La plupart de ces situations soit ne bénéficient d’aucune enquête nationale ou internationale pour déterminer les responsabilités, soit voient les procédures s’enliser ou s’éteindre, déplore Human Rights Watch, qui accuse d’ailleurs les Nations unies et plus généralement la communauté internationale d’avoir « détourné le regard » sur la gravité et les conséquences d’une telle répression, notamment parce que le Rwanda est l’un des principaux pourvoyeurs de casques bleus (6 500) dans cinq opérations de maintien de la paix de l’ONU en Afrique (Centrafrique, Mali, RDC, Soudan et Soudan du Sud).
« Ce que nous dénonçons a du sens »
Par ailleurs, Kigali a également étendu son influence en plaçant ses fidèles à la tête d’institutions de premier plan – notamment son ex-ministre de l’information puis des affaires étrangères, Louise Mushikiwabo, élue en 2018 secrétaire générale de l’Organisation internationale de la francophonie – et en nouant des partenariats avec des pays occidentaux, à l’instar de l’accord controversé avec le Royaume-Uni qui prévoit d’envoyer les migrants entrés illégalement sur son territoire au Rwanda pour étudier leur demande d’asile et sur lequel la Cour suprême britannique doit se prononcer.
L’opposante Victoire Ingabire, présidente des Forces démocratiques unifiées, s’est réjouie de la publication de cette enquête. « Nous la soutenons car elle montre que ce que nous dénonçons a du sens.
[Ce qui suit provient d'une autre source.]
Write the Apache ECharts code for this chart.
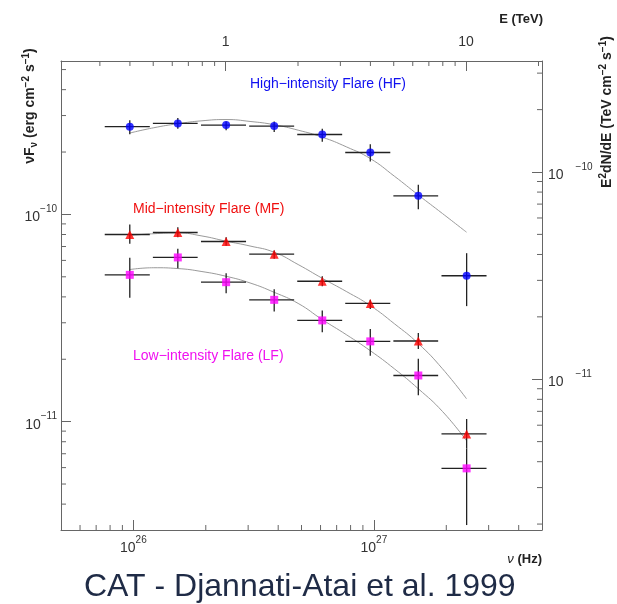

A l’extérieur du pays, le régime de Kagame a choisi d’utiliser la violence contre les opposants et ceux qui ne partagent pas la vision du régime. C’est une manière de montrer leur force et qu’ils peuvent atteindre n’importe qui, n’importe où », a-t-elle réagi.
Les médias proches des autorités rwandaises l’ont quant à eux vivement critiquée, à l’image du média rwandais The New Times. Selon une source anonyme « haut placée » citée par le journal dimanche, l’exposé serait le résultat d’un « procédé motivé politiquement, qui implique des discussions avec des individus discrédités ou des fugitifs de la justice, et la préparation des sources sur ce qu’elles doivent dire ».